-- SUPPLIED MATERIAL start --

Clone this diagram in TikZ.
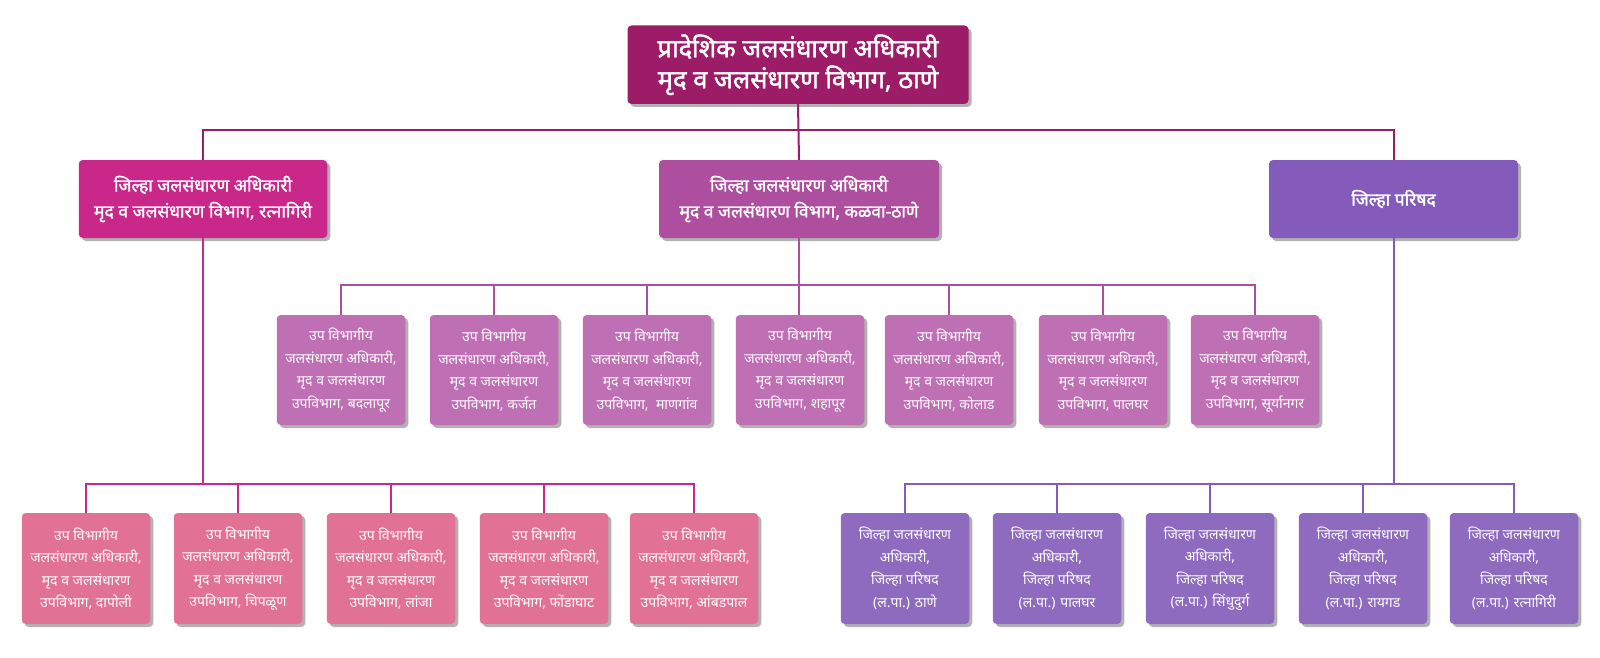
\documentclass[tikz,border=0pt]{standalone}
\usepackage{fontspec}
\setmainfont{Noto Sans}[Script=Devanagari]
\newfontfamily\headfont{Noto Sans}[Script=Devanagari, FakeBold=1.6]
\usetikzlibrary{shadows}
\definecolor{chiefc}{HTML}{9C1C68}
\definecolor{ratnc}{HTML}{C9278A}
\definecolor{kalwac}{HTML}{AD4E9F}
\definecolor{zpc}{HTML}{845BBB}
\definecolor{kalwasub}{HTML}{BF6FB4}
\definecolor{ratnsub}{HTML}{E27196}
\definecolor{zpsub}{HTML}{8F6BC0}
\begin{document}
\begin{tikzpicture}[x=1pt,y=-1pt]
      \useasboundingbox (0,0) rectangle (1600,658);
      \tikzstyle{every node} = [rounded corners=4pt, text=white, align=center, inner sep=0pt,
        drop shadow={shadow xshift=3pt, shadow yshift=-3pt, fill=black, opacity=0.3}]
      \tikzstyle{chief} = [fill=chiefc, minimum width=341pt, minimum height=78.5pt,
        font=\headfont\fontsize{25.5}{31}\selectfont]
      \tikzstyle{dist} = [minimum height=78pt, font=\headfont\fontsize{17.5}{26}\selectfont]
      \tikzstyle{sub} = [minimum width=128.5pt, minimum height=110pt,
        font=\fontsize{14}{22.5}\selectfont]
      \node[chief](pra) at (798,64.75) {प्रादेशिक जलसंधारण अधिकारी\\मृद व जलसंधारण विभाग, ठाणे};

      \node[dist, fill=ratnc, minimum width=248.5pt](ratn) at (203,199)
        {जिल्हा जलसंधारण अधिकारी\\मृद व जलसंधारण विभाग, रत्नागिरी};
      \node[dist, fill=kalwac, minimum width=280pt](kalwa) at (799,199)
        {जिल्हा जलसंधारण अधिकारी\\मृद व जलसंधारण विभाग, कळवा-ठाणे};
      \node[dist, fill=zpc, minimum width=249pt](zp) at (1393.5,199) {जिल्हा परिषद};

      \tikzstyle{every node} += [sub, fill=kalwasub]
      \node(k1) at (341,370) {उप विभागीय\\जलसंधारण अधिकारी,\\मृद व जलसंधारण\\उपविभाग, बदलापूर};
      \node(k2) at (494,370) {उप विभागीय\\जलसंधारण अधिकारी,\\मृद व जलसंधारण\\उपविभाग, कर्जत};
      \node(k3) at (647,370) {उप विभागीय\\जलसंधारण अधिकारी,\\मृद व जलसंधारण\\उपविभाग, ~माणगांव};
      \node(k4) at (800,370) {उप विभागीय\\जलसंधारण अधिकारी,\\मृद व जलसंधारण\\उपविभाग, शहापूर};
      \node(k5) at (949,370) {उप विभागीय\\जलसंधारण अधिकारी,\\मृद व जलसंधारण\\उपविभाग, कोलाड};
      \node(k6) at (1103,370) {उप विभागीय\\जलसंधारण अधिकारी,\\मृद व जलसंधारण\\उपविभाग, पालघर};
      \node(k7) at (1255,370) {उप विभागीय\\जलसंधारण अधिकारी,\\मृद व जलसंधारण\\उपविभाग, सूर्यानगर};

      \tikzstyle{every node} += [minimum height=111pt, fill=ratnsub]
      \node(r1) at (86,568.5) {उप विभागीय\\जलसंधारण अधिकारी,\\मृद व जलसंधारण\\उपविभाग, दापोली};
      \node(r2) at (238,568.5) {उप विभागीय\\जलसंधारण अधिकारी,\\मृद व जलसंधारण\\उपविभाग, चिपळूण};
      \node(r3) at (391,568.5) {उप विभागीय\\जलसंधारण अधिकारी,\\मृद व जलसंधारण\\उपविभाग, लांजा};
      \node(r4) at (544,568.5) {उप विभागीय\\जलसंधारण अधिकारी,\\मृद व जलसंधारण\\उपविभाग, फोंडाघाट};
      \node(r5) at (694,568.5) {उप विभागीय\\जलसंधारण अधिकारी,\\मृद व जलसंधारण\\उपविभाग, आंबडपाल};

      \tikzstyle{every node} += [fill=zpsub]
      \node(p1) at (905,568.5) {जिल्हा जलसंधारण\\अधिकारी,\\जिल्हा परिषद\\(ल.पा.) ठाणे};
      \node(p2) at (1057,568.5) {जिल्हा जलसंधारण\\अधिकारी,\\जिल्हा परिषद\\(ल.पा.) पालघर};
      \node(p3) at (1210,568.5) {जिल्हा जलसंधारण\\अधिकारी,\\जिल्हा परिषद\\(ल.पा.) सिंधुदुर्ग};
      \node(p4) at (1363,568.5) {जिल्हा जलसंधारण\\अधिकारी,\\जिल्हा परिषद\\(ल.पा.) रायगड};
      \node(p5) at (1514,568.5) {जिल्हा जलसंधारण\\अधिकारी,\\जिल्हा परिषद\\(ल.पा.) रत्नागिरी};

      \tikzstyle{every path} = [line width=2pt]
      \draw[chiefc] (pra.south) -- (kalwa.north);
      \draw[chiefc] (pra.south) ++(0,26) -| (ratn.north);
      \draw[chiefc] (pra.south) ++(0,26) -| (zp.north);

      \draw[kalwac] (kalwa.south) ++(0,46.5) -| (k1.north);
      \draw[kalwac] (kalwa.south) ++(0,46.5) -| (k7.north);
      \draw[kalwac] (kalwa.south) -- (kalwa.south |- k4.north);
      \draw[kalwac] (k2.north) -- ++(0,-30.5);
      \draw[kalwac] (k3.north) -- ++(0,-30.5);
      \draw[kalwac] (k5.north) -- ++(0,-30.5);
      \draw[kalwac] (k6.north) -- ++(0,-30.5);

      \draw[ratnc] (ratn.south) -- ++(0,245.5) coordinate (rbus);
      \draw[ratnc] (r1.north) |- (rbus) -| (r5.north);
      \draw[ratnc] (r2.north) -- ++(0,-29.5);
      \draw[ratnc] (r3.north) -- ++(0,-29.5);
      \draw[ratnc] (r4.north) -- ++(0,-29.5);

      \draw[zpc] (zp.south) -- ++(0,245.5) coordinate (pbus);
      \draw[zpc] (p1.north) |- (pbus) -| (p5.north);
      \draw[zpc] (p2.north) -- ++(0,-29.5);
      \draw[zpc] (p3.north) -- ++(0,-29.5);
      \draw[zpc] (p4.north) -- ++(0,-29.5);
    \end{tikzpicture}
\end{document}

-- SUPPLIED MATERIAL end --

DIRECTIONS:
Quote the data above in full and without alteration; skip the pictures.

FINAL RESULT:
Clone this diagram in TikZ.
\documentclass[tikz,border=0pt]{standalone}
\usepackage{fontspec}
\setmainfont{Noto Sans}[Script=Devanagari]
\newfontfamily\headfont{Noto Sans}[Script=Devanagari, FakeBold=1.6]
\usetikzlibrary{shadows}
\definecolor{chiefc}{HTML}{9C1C68}
\definecolor{ratnc}{HTML}{C9278A}
\definecolor{kalwac}{HTML}{AD4E9F}
\definecolor{zpc}{HTML}{845BBB}
\definecolor{kalwasub}{HTML}{BF6FB4}
\definecolor{ratnsub}{HTML}{E27196}
\definecolor{zpsub}{HTML}{8F6BC0}
\begin{document}
\begin{tikzpicture}[x=1pt,y=-1pt]
      \useasboundingbox (0,0) rectangle (1600,658);
      \tikzstyle{every node} = [rounded corners=4pt, text=white, align=center, inner sep=0pt,
        drop shadow={shadow xshift=3pt, shadow yshift=-3pt, fill=black, opacity=0.3}]
      \tikzstyle{chief} = [fill=chiefc, minimum width=341pt, minimum height=78.5pt,
        font=\headfont\fontsize{25.5}{31}\selectfont]
      \tikzstyle{dist} = [minimum height=78pt, font=\headfont\fontsize{17.5}{26}\selectfont]
      \tikzstyle{sub} = [minimum width=128.5pt, minimum height=110pt,
        font=\fontsize{14}{22.5}\selectfont]
      \node[chief](pra) at (798,64.75) {प्रादेशिक जलसंधारण अधिकारी\\मृद व जलसंधारण विभाग, ठाणे};

      \node[dist, fill=ratnc, minimum width=248.5pt](ratn) at (203,199)
        {जिल्हा जलसंधारण अधिकारी\\मृद व जलसंधारण विभाग, रत्नागिरी};
      \node[dist, fill=kalwac, minimum width=280pt](kalwa) at (799,199)
        {जिल्हा जलसंधारण अधिकारी\\मृद व जलसंधारण विभाग, कळवा-ठाणे};
      \node[dist, fill=zpc, minimum width=249pt](zp) at (1393.5,199) {जिल्हा परिषद};

      \tikzstyle{every node} += [sub, fill=kalwasub]
      \node(k1) at (341,370) {उप विभागीय\\जलसंधारण अधिकारी,\\मृद व जलसंधारण\\उपविभाग, बदलापूर};
      \node(k2) at (494,370) {उप विभागीय\\जलसंधारण अधिकारी,\\मृद व जलसंधारण\\उपविभाग, कर्जत};
      \node(k3) at (647,370) {उप विभागीय\\जलसंधारण अधिकारी,\\मृद व जलसंधारण\\उपविभाग, ~माणगांव};
      \node(k4) at (800,370) {उप विभागीय\\जलसंधारण अधिकारी,\\मृद व जलसंधारण\\उपविभाग, शहापूर};
      \node(k5) at (949,370) {उप विभागीय\\जलसंधारण अधिकारी,\\मृद व जलसंधारण\\उपविभाग, कोलाड};
      \node(k6) at (1103,370) {उप विभागीय\\जलसंधारण अधिकारी,\\मृद व जलसंधारण\\उपविभाग, पालघर};
      \node(k7) at (1255,370) {उप विभागीय\\जलसंधारण अधिकारी,\\मृद व जलसंधारण\\उपविभाग, सूर्यानगर};

      \tikzstyle{every node} += [minimum height=111pt, fill=ratnsub]
      \node(r1) at (86,568.5) {उप विभागीय\\जलसंधारण अधिकारी,\\मृद व जलसंधारण\\उपविभाग, दापोली};
      \node(r2) at (238,568.5) {उप विभागीय\\जलसंधारण अधिकारी,\\मृद व जलसंधारण\\उपविभाग, चिपळूण};
      \node(r3) at (391,568.5) {उप विभागीय\\जलसंधारण अधिकारी,\\मृद व जलसंधारण\\उपविभाग, लांजा};
      \node(r4) at (544,568.5) {उप विभागीय\\जलसंधारण अधिकारी,\\मृद व जलसंधारण\\उपविभाग, फोंडाघाट};
      \node(r5) at (694,568.5) {उप विभागीय\\जलसंधारण अधिकारी,\\मृद व जलसंधारण\\उपविभाग, आंबडपाल};

      \tikzstyle{every node} += [fill=zpsub]
      \node(p1) at (905,568.5) {जिल्हा जलसंधारण\\अधिकारी,\\जिल्हा परिषद\\(ल.पा.) ठाणे};
      \node(p2) at (1057,568.5) {जिल्हा जलसंधारण\\अधिकारी,\\जिल्हा परिषद\\(ल.पा.) पालघर};
      \node(p3) at (1210,568.5) {जिल्हा जलसंधारण\\अधिकारी,\\जिल्हा परिषद\\(ल.पा.) सिंधुदुर्ग};
      \node(p4) at (1363,568.5) {जिल्हा जलसंधारण\\अधिकारी,\\जिल्हा परिषद\\(ल.पा.) रायगड};
      \node(p5) at (1514,568.5) {जिल्हा जलसंधारण\\अधिकारी,\\जिल्हा परिषद\\(ल.पा.) रत्नागिरी};

      \tikzstyle{every path} = [line width=2pt]
      \draw[chiefc] (pra.south) -- (kalwa.north);
      \draw[chiefc] (pra.south) ++(0,26) -| (ratn.north);
      \draw[chiefc] (pra.south) ++(0,26) -| (zp.north);

      \draw[kalwac] (kalwa.south) ++(0,46.5) -| (k1.north);
      \draw[kalwac] (kalwa.south) ++(0,46.5) -| (k7.north);
      \draw[kalwac] (kalwa.south) -- (kalwa.south |- k4.north);
      \draw[kalwac] (k2.north) -- ++(0,-30.5);
      \draw[kalwac] (k3.north) -- ++(0,-30.5);
      \draw[kalwac] (k5.north) -- ++(0,-30.5);
      \draw[kalwac] (k6.north) -- ++(0,-30.5);

      \draw[ratnc] (ratn.south) -- ++(0,245.5) coordinate (rbus);
      \draw[ratnc] (r1.north) |- (rbus) -| (r5.north);
      \draw[ratnc] (r2.north) -- ++(0,-29.5);
      \draw[ratnc] (r3.north) -- ++(0,-29.5);
      \draw[ratnc] (r4.north) -- ++(0,-29.5);

      \draw[zpc] (zp.south) -- ++(0,245.5) coordinate (pbus);
      \draw[zpc] (p1.north) |- (pbus) -| (p5.north);
      \draw[zpc] (p2.north) -- ++(0,-29.5);
      \draw[zpc] (p3.north) -- ++(0,-29.5);
      \draw[zpc] (p4.north) -- ++(0,-29.5);
    \end{tikzpicture}
\end{document}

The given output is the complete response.